In its “2021 Predictions on DEI” (Deloitte.com, 1/22/2021) Deloitte suggests fairness in compensation is today’s greatest equity issue, as employees demand transparency in this hyper-connected, hyper-data-driven world. Perceptions about fairness affect employer brand, employee engagement, and workplace well-being. Statistics reinforce this perception: Pay inequity is significant between similarly educated Black and white men (22%) and similarly educated Black and white women (8%) for the same work.
It is not enough for companies to offer talent development such as support mechanisms and sponsorship programs to foster an inclusive work environment; they must activate these initiatives across the entire employee population. McKinsey reports while 87% of companies surveyed had some form of a sponsorship program, fewer than half of their employees reported having a sponsor, indicating a gap between program offerings vs. implementation. (McKinsey.com 3/23/2021) Assessing the workplace environment is critical, asking questions such as what’s the current environment for women and people of color? And are we having open conversations about what it takes to succeed?
Due to the influence of millennials, the definition of diversity in the workplace is broadening. The traditional list of demographic differences such as race, religion, gender, sexual orientation, and age has expanded to include lifestyles, backgrounds, and personal experiences. This allows for more in-depth understanding of employees’ unique perspectives and contributions when conducting DEI conversations, which can enhance inclusiveness.
According to Gallup, millennials now make up over 70% of today’s workforce, and over 44% of millennials are nonwhite. So DEI resonates deeply with today’s workforce, and as millennials continue to replace retiring boomers, with today’s emerging management, as well. Millennials value purposeful work, professional development, and consistent feedback from managers. Through coaching managers form authentic relationships with employees, engaging in open, honest communication which is the foundation for creating an inclusive environment.
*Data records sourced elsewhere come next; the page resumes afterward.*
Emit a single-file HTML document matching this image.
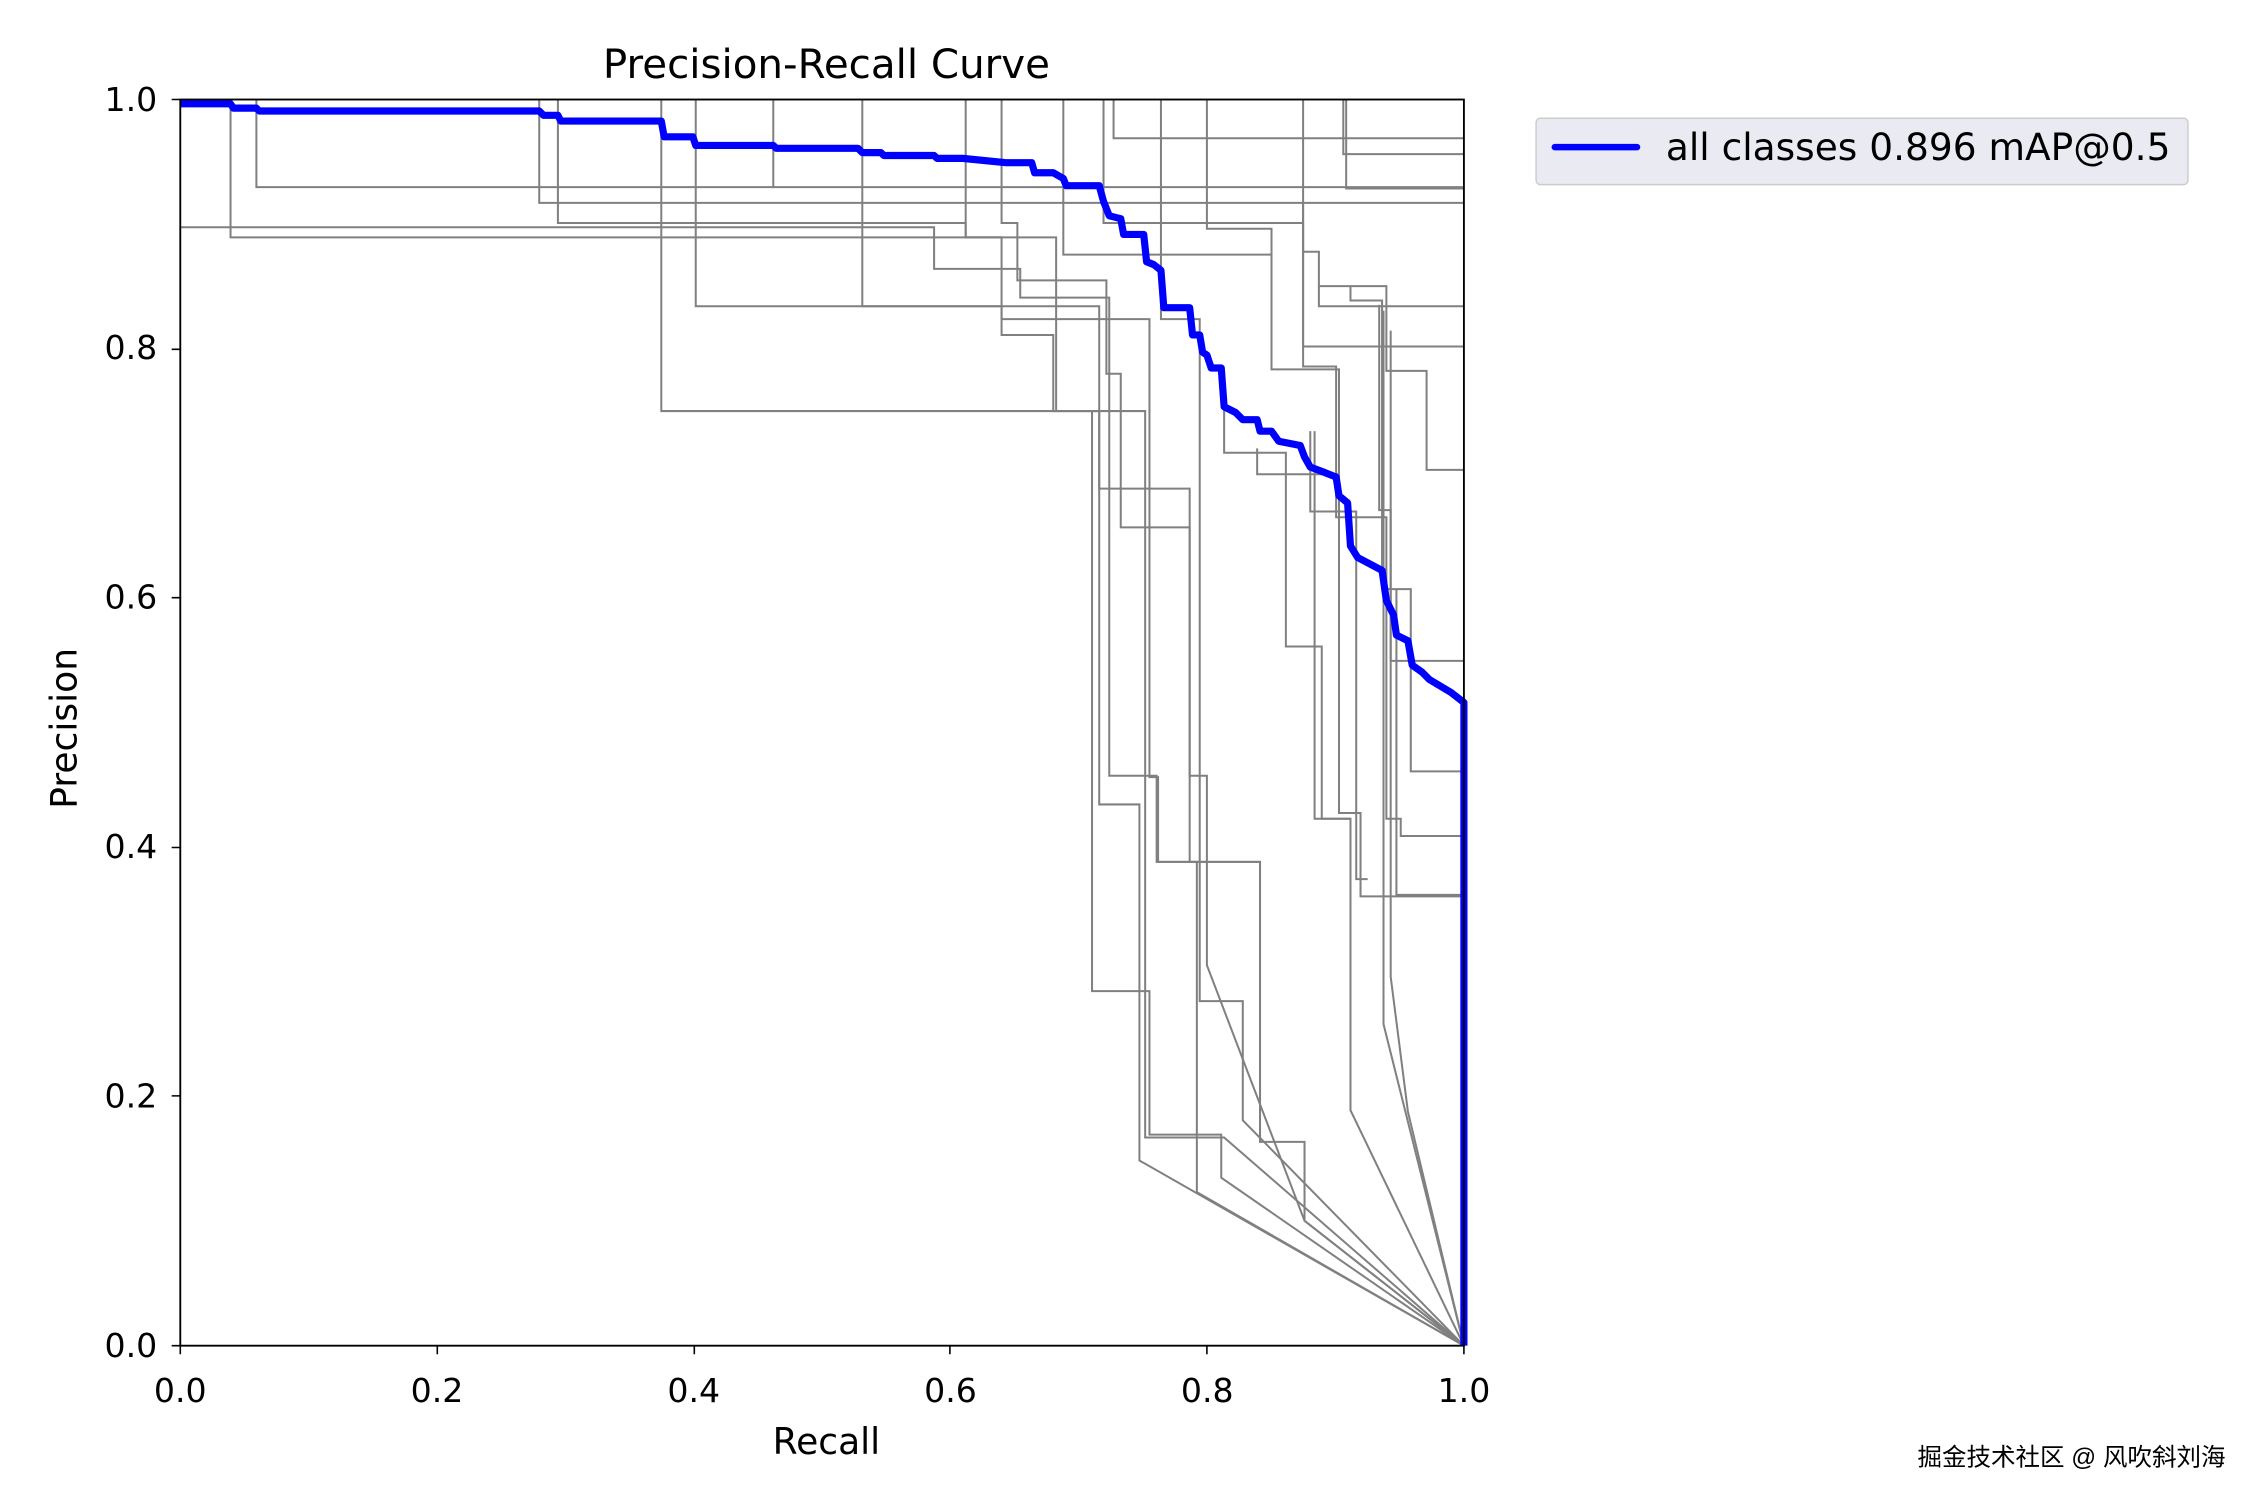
<!DOCTYPE html>
<html><head><meta charset="utf-8"><style>
html,body{margin:0;padding:0;background:#fff;}
svg{display:block;}
text{font-family:"DejaVu Sans","Liberation Sans",sans-serif;fill:#000;}
</style></head><body>
<svg width="2250" height="1500" viewBox="0 0 1560 1040" xmlns="http://www.w3.org/2000/svg">
<rect width="1560" height="1040" fill="#fff"/>
<g transform="translate(125,69) scale(0.9955,0.9954) translate(-125,-69)">
<g fill="none" stroke="#808080" stroke-width="1.4">
<path d="M125,158 H650 V187 H710 V207 H772 V540 H805 V600 H877 V795 H908 V850 L1019,937"/>
<path d="M160,69 V165 H697 V233 H733 V286 H765 V340 H828 V540 H840 V672 L908,850 L1019,937"/>
<path d="M178,69 V130 H1019"/>
<path d="M375,69 V141 H1019"/>
<path d="M388,69 V155 H672 V165 H697"/>
<path d="M460,69 V286 H735 V286 H797 V792 H852 L1019,937"/>
<path d="M484,69 V213 H697 V222 H800 V541 H806 V600 H833 V830 L1019,937"/>
<path d="M538,69 V130"/>
<path d="M600,69 V213 H765 V560 H793 V808 L1019,937"/>
<path d="M672,69 V165 H735 V286"/>
<path d="M697,69 V155 H708 V195 H770 V260 H780 V367 H828 V600 H877 V795"/>
<path d="M740,69 V177 H885 V175 V257 H932 V566 H947 V624 H1019"/>
<path d="M768,69 V155 H907 V255 H930 V360 H965 V570 H975 V582 H1019"/>
<path d="M775,69 V96 H1019"/>
<path d="M808,69 V222 H835 V697 H865 V780 L1019,937"/>
<path d="M840,69 V159 H885 V175"/>
<path d="M907,69 V175 H918 V199 H965 V258 H993 V327 H1019"/>
<path d="M907,141 V241 H1019"/>
<path d="M918,199 V213 H1019"/>
<path d="M935,69 V107 H1019"/>
<path d="M937,69 V131 H1019"/>
<path d="M940,199 V209 H962 V410 H982 V537 H1019"/>
<path d="M960,212 V355 H968 V460 H1019"/>
<path d="M852,280 V315 H895 V450 H920 V570 H940 V773 L1019,937"/>
<path d="M760,286 V690 H800 V790 H850 V820 L1019,937"/>
<path d="M915,300 V570 H940"/>
<path d="M963,216 V713 L1019,937"/>
<path d="M972,410 V623 H1019"/>
<path d="M968,230 V680 L980,774 L1019,937"/>
<path d="M912,300 V356 H944 V612 H952"/>
<path d="M875,312 V330 H932 V356"/>
</g>
<path fill="none" stroke="#0000ff" stroke-width="5" stroke-linejoin="round" d="M125,72 H160 L162,75 H178 L180,77 H375 L378,80 H388 L390,84 H460 L462,95 H482 L484,101 H538 L540,103 H597 L600,106 H613 L615,108 H650 L652,110 H670 L700,113 H718 L720,120 H733 L740,124 L742,129 H765 L768,140 L772,150 L780,152 L782,163 H796 L798,182 L803,184 L808,188 L810,214 H828 L830,233 H835 L837,245 L840,247 L843,256 H850 L852,283 L860,287 L865,292 H875 L877,300 H885 L890,307 L905,310 L908,318 L912,325 L920,328 L930,332 L932,345 L938,350 L940,380 L945,388 L962,397 L965,418 L970,428 L972,442 L980,446 L983,463 L990,468 L995,473 L1010,482 L1019,489 V937"/>
<rect x="125" y="69" width="894" height="868" fill="none" stroke="#000" stroke-width="1.3"/>
<g stroke="#000" stroke-width="1.1">
<path d="M125,937 v6 M304,937 v6 M483,937 v6 M661,937 v6 M840,937 v6 M1019,937 v6"/>
<path d="M125,937 h-6 M125,763 h-6 M125,590 h-6 M125,416 h-6 M125,243 h-6 M125,69 h-6"/>
</g>
</g>
<g font-size="23" text-anchor="middle">
<text x="125" y="972">0.0</text><text x="303" y="972">0.2</text><text x="481" y="972">0.4</text>
<text x="659" y="972">0.6</text><text x="837" y="972">0.8</text><text x="1015" y="972">1.0</text>
</g>
<g font-size="23" text-anchor="end">
<text x="109" y="941">0.0</text><text x="109" y="768">0.2</text><text x="109" y="595">0.4</text>
<text x="109" y="422">0.6</text><text x="109" y="249">0.8</text><text x="109" y="77">1.0</text>
</g>
<text x="573" y="54" font-size="28" text-anchor="middle">Precision-Recall Curve</text>
<text x="573" y="1008" font-size="25" text-anchor="middle">Recall</text>
<text transform="translate(53,505) rotate(-90)" font-size="25" text-anchor="middle">Precision</text>
<rect x="1065" y="82" width="452" height="46" rx="3" fill="#eaeaf2" stroke="#cccccc" stroke-width="1"/>
<line x1="1078" y1="102" x2="1135" y2="102" stroke="#0000ff" stroke-width="4.5" stroke-linecap="round"/>
<text x="1155" y="111" font-size="26" fill="#222">all classes 0.896 mAP@0.5</text>
<text x="1543" y="1016" font-size="17" text-anchor="end" fill="#666" style="font-family:'Liberation Sans','Noto Sans CJK SC',sans-serif">掘金技术社区 @ 风吹斜刘海</text>
</svg>
</body></html>
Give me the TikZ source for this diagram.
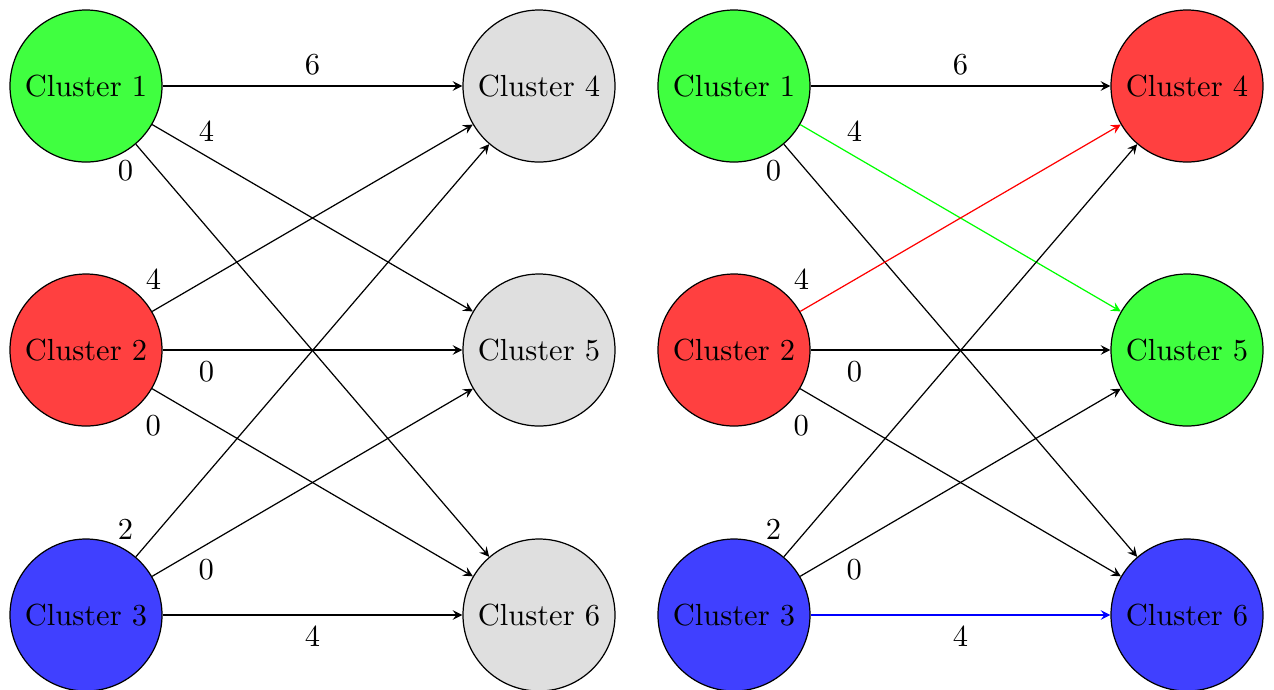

Yet according to Boston Consulting Group in a February 2021 Gallup.com article, less than half of managers (41%) and their employees (42%) report having attended DEI training. Companies have a lot of work to do to if they are to close this education gap and empower top-down and bottom-up DEI discussions.
Diversity, equity, and inclusion is part of the workplace conversation in companies around the world. IMSA Portugal Partner Pedro Hipólito reports a growing focus on inclusive recruitment of people with disabilities: “We’ve built a database specifically for these candidates. We identify their main inclusion problems and work to integrate them into the workplace.” Hipólito adds, “They feel they are being recognized for their skills and capacities, not their disabilities. And we have had success in their recruitment by major companies.”
Country-specific dynamics such as discrimination against religious or ethnic minorities can affect international business. Definitions of diversity, equity, and inclusion, and what constitutes meaningful demographic groups may differ from country to country. Global teams must establish common ground and allow for employee resource subgroups. Adapting to regional cultures and customs within a global mindset is critical to success when operating across borders and geographies.
IMSA Search Global Partners President Monika Ciesielska confirms the criticality of DEI: “Now more than ever, as we search for senior executive candidates on behalf of our clients worldwide, we see a demand for leaders who value and can create a diverse and inclusive corporate culture. It’s an essential component of today’s top managers.” Corporations will continue to benefit by closing the DEI gap and harnessing the power of included and engaged employees for long-term success.